Services

“Service” is one of the most powerful and, as a result, complex abstractions in Kubernetes. It is, also, a very heavily overloaded term which makes it even more confusing for people approaching Kubernetes for the first time. This chapter will provide a high-level overview of different types of Services, their goals and how they relate to other cluster elements and APIs.

A lot of ideas and concepts in this chapter are based on numerous talks and presentations on this topic. It’s difficult to make concrete attributions, however most credit goes to members of Network Special Interest Group.

Services Hierarchy

A good starting point to understand a Kubernetes Service is to think of it as a distributed load-balancer. Similar to traditional load-balancers, its data model can be reduced to the following two components:

  1. Grouping of backend Pods – all Pods with similar labels represent a single service and can receive and process incoming traffic for that service.
  2. Methods of exposure – each group of Pods can be exposed either internally, to other Pods in a cluster, or externally, to end-users or external services in many different ways.

All Services implement the above functionality, but each in its own way designed for its unique use case. In order to understand various Service types, it helps to view them as an “hierarchy” – starting from the simplest, with each subsequent type building on top of the previous one. The table below is an attempt to explore and explain this hierarchy:

TypeDescription
HeadlessThe simplest form of load-balancing involving only DNS. Nothing is programmed in the data plane and no load-balancer VIP is assigned, however DNS query will return IPs for all backend Pods. The most typical use-case for this is stateful workloads (e.g. databases), where clients need stable and predictable DNS name and can handle the loss of connectivity and failover on their own.
ClusterIPThe most common type, assigns a unique ClusterIP (VIP) to a set of matching backend Pods. DNS lookup of a Service name returns the allocated ClusterIP. All ClusterIPs are configured in the data plane of each node as DNAT rules – destination ClusterIP is translated to one of the PodIPs. These NAT translations always happen on the egress (client-side) node which means that Node-to-Pod reachability must be provided externally (by a CNI plugin).
NodePortBuilds on top of the ClusterIP Service by allocating a unique static port in the root network namespace of each Node and mapping it (via Port Translation) to the port exposed by the backend Pods. The incoming traffic can hit any cluster Node and, as long as the destination port matches the NodePort, it will get forwarded to one of the healthy backend Pods.
LoadBalancerAttracts external user traffic to a Kubernetes cluster. Each LoadBalancer Service instance is assigned a unique, externally routable IP address which is advertised to the underlying physical network via BGP or gratuitous ARP. This Service type is implemented outside of the main kube controller – either by the underlying cloud as an external L4 load-balancer or with a cluster add-on like MetalLB, Porter or kube-vip.

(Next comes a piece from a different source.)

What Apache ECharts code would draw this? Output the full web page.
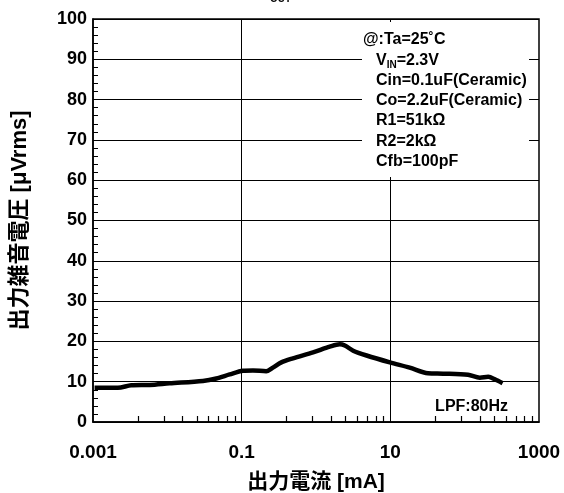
<!DOCTYPE html>
<html>
<head>
<meta charset="utf-8">
<script src="https://cdn.jsdelivr.net/npm/echarts@6/dist/echarts.min.js"></script>
<style>
  html, body { margin: 0; padding: 0; background: #fff; }
  #chart { width: 564px; height: 493px; }
</style>
</head>
<body>
<div id="chart"></div>
<script>
// Output noise voltage vs. output current (log current axis)
const currentMA = [0.00105, 0.00216, 0.00327, 0.00577, 0.0107, 0.0301, 0.0456, 0.0689, 0.104, 0.142, 0.214, 0.263, 0.342, 0.49, 0.912, 1.53, 2.09, 2.44, 3.16, 4.79, 9.85, 18.2, 32.1, 51.2, 111, 160, 208, 255, 324];
const noiseUVrms = [8.5, 8.5, 9.1, 9.2, 9.6, 10.2, 10.8, 11.8, 12.7, 12.8, 12.6, 13.5, 14.8, 15.8, 17.3, 18.7, 19.3, 19.0, 17.7, 16.5, 14.8, 13.5, 12.1, 12.0, 11.7, 11.0, 11.2, 10.6, 9.6];

const xLabelValues = [0.001, 0.1, 10, 1000];
const xLabelText = ['0.001', '0.1', '10', '1000'];
const xGridValues = [0.1, 10];
const yTicks = { min: 0, max: 100, step: 10 };

const conditionHead = '@:Ta=25˚C';
const conditionLines = [
  '{b|V}{s|IN}{b|=2.3V}',
  '{b|Cin=0.1uF(Ceramic)}',
  '{b|Co=2.2uF(Ceramic)}',
  '{b|R1=51kΩ}',
  '{b|R2=2kΩ}',
  '{b|Cfb=100pF}'
];

// minor ticks: each two-decade span is subdivided like a single decade (k = 2..9)
const minorTickValues = [];
xLabelValues.slice(0, 3).forEach(function (base) {
  for (let k = 2; k <= 9; k++) minorTickValues.push(base * k * k);
});

const FONT = "'Liberation Sans', Arial, 'Noto Sans CJK JP', sans-serif";
const points = currentMA.map(function (x, i) { return [x, noiseUVrms[i]]; });

const chart = echarts.init(document.getElementById('chart'), null, { renderer: 'canvas' });
chart.setOption({
  animation: false,
  backgroundColor: '#fff',
  grid: {
    left: 93, right: 25, top: 19, bottom: 71,
    outerBoundsMode: 'none', containLabel: false,
    show: true, borderColor: '#000', borderWidth: 1.5, backgroundColor: 'transparent'
  },
  xAxis: [{
    type: 'log', logBase: 10, min: 0.001, max: 1000,
    name: '出力電流 [mA]', nameLocation: 'middle', nameGap: 50,
    nameTextStyle: { fontFamily: FONT, fontWeight: 'bold', fontSize: 21, color: '#000' },
    axisLine: { show: true, lineStyle: { color: '#000', width: 1.5 } },
    axisTick: { show: true, inside: true, length: 6, customValues: minorTickValues, lineStyle: { color: '#000', width: 1.2 } },
    minorTick: { show: false },
    axisLabel: {
      customValues: xLabelValues, margin: 21,
      fontFamily: FONT, fontWeight: 'bold', fontSize: 19, color: '#000',
      formatter: function (v) {
        const i = xLabelValues.findIndex(function (t) { return Math.abs(Math.log10(t) - Math.log10(v)) < 1e-6; });
        return i >= 0 ? xLabelText[i] : '';
      }
    },
    splitLine: { show: false }
  }, {
    type: 'log', logBase: 10, min: 0.001, max: 1000, position: 'top',
    axisLine: { show: false },
    axisTick: { show: false, customValues: xGridValues },
    axisLabel: { show: false },
    splitLine: { show: true, lineStyle: { color: '#000', width: 1 } }
  }],
  yAxis: {
    type: 'value', min: yTicks.min, max: yTicks.max, interval: yTicks.step,
    name: '出力雑音電圧 [μVrms]', nameLocation: 'middle', nameGap: 62,
    nameTextStyle: { fontFamily: FONT, fontWeight: 'bold', fontSize: 22, color: '#000' },
    axisLine: { show: true, lineStyle: { color: '#000', width: 1.5 } },
    axisTick: { show: true, inside: true, length: 6, lineStyle: { color: '#000', width: 1 } },
    minorTick: { show: true, splitNumber: 5, length: 5, lineStyle: { color: '#000', width: 1 } },
    axisLabel: { margin: 6, fontFamily: FONT, fontWeight: 'bold', fontSize: 18, color: '#000' },
    splitLine: { show: true, lineStyle: { color: '#000', width: 1 } }
  },
  graphic: [
    {
      type: 'rect', z: 50,
      shape: { x: 362, y: 22, width: 167, height: 155 },
      style: { fill: '#fff' }
    },
    {
      type: 'text', z: 51, left: 363, top: 32,
      style: { text: conditionHead, fontFamily: FONT, fontWeight: 'bold', fontSize: 16, fill: '#000' }
    },
    {
      type: 'text', z: 51, left: 376, top: 50,
      style: {
        text: conditionLines.join('\n'),
        lineHeight: 20.3,
        rich: {
          b: { fontFamily: FONT, fontWeight: 'bold', fontSize: 16, fill: '#000', lineHeight: 20.3 },
          s: { fontFamily: FONT, fontWeight: 'bold', fontSize: 10, fill: '#000', verticalAlign: 'bottom', padding: [7, 0, 0, 0], lineHeight: 20.3 }
        }
      }
    },
    {
      type: 'text', z: 51, right: 56, top: 399,
      style: { text: 'LPF:80Hz', fontFamily: FONT, fontWeight: 'bold', fontSize: 16, fill: '#000' }
    },
    {
      type: 'text', z: 51, left: 258, top: -14,
      style: {
        text: '{v|V}{s|OUT}',
        rich: {
          v: { fontFamily: FONT, fontWeight: 'bold', fontSize: 18, fill: '#000' },
          s: { fontFamily: FONT, fontWeight: 'bold', fontSize: 10, fill: '#000', verticalAlign: 'bottom', padding: [8, 0, 0, 0] }
        }
      }
    }
  ],
  series: [{
    type: 'line', xAxisIndex: 0, yAxisIndex: 0,
    data: points, showSymbol: false, smooth: 0.3,
    lineStyle: { color: '#000', width: 4.5 },
    z: 10
  }]
});
</script>
</body>
</html>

One Service type that doesn’t fit with the rest is ExternalName. It instructs DNS cluster add-on (e.g. CoreDNS) to respond with a CNAME, redirecting all queries for this service’s domain name to an external FQDN, which can simplify interacting with external services (for more details see the Design Spec).

The following diagram illustrates how different Service types can be combined to expose a stateful application:

Although not directly connected, most Services rely on Deployments and StatefulSets to create the required number of Pods with a unique set of labels.

Service APIs and Implementation

Services have a relatively small and simple API. At the very least they expect the following to be defined:

  • Explicit list of backend ports that needs to be exposed.
  • Label selector to understand which Pods are potential upstream candidates.
  • A Service type which defaults to ClusterIP.
kind: Service
apiVersion: v1
metadata:
  name: service-example
spec:
  ports:
    - name: http
      port: 80
      targetPort: 80
  selector:
      app: nginx
  type: LoadBalancer

Some services may not have any label selectors, in which case the list of backend Pods can still be constructed manually. This is often used to interconnect with services outside of the Kubernetes cluster while still relying on internal mechanisms of service discovery.

Service’s internal architecture consists of two loosely-coupled components:

  • Kubernetes control plane – a process running inside the kube-controller-manager binary, that reacts to API events and builds an internal representation of each service instance. This internal representation is a special Endpoints object that gets created for every Service instance and contains a list of healthy backend endpoints (PodIP + port).
  • Distributed data plane – a set of Node-local agents that read Endpoints objects and program their local data plane. This is most commonly implemented with kube-proxy with various competing implementations from 3rd-party Kubernetes networking providers like Cilium, Calico, kube-router and others.

Another less critical, but nonetheless important components is DNS. Internally, DNS add-on is just a Pod running in a cluster that caches Service and Endpoints objects and responds to incoming queries according to the DNS-Based Service Discovery specification, which defines the format for incoming queries and the expected structure for responses.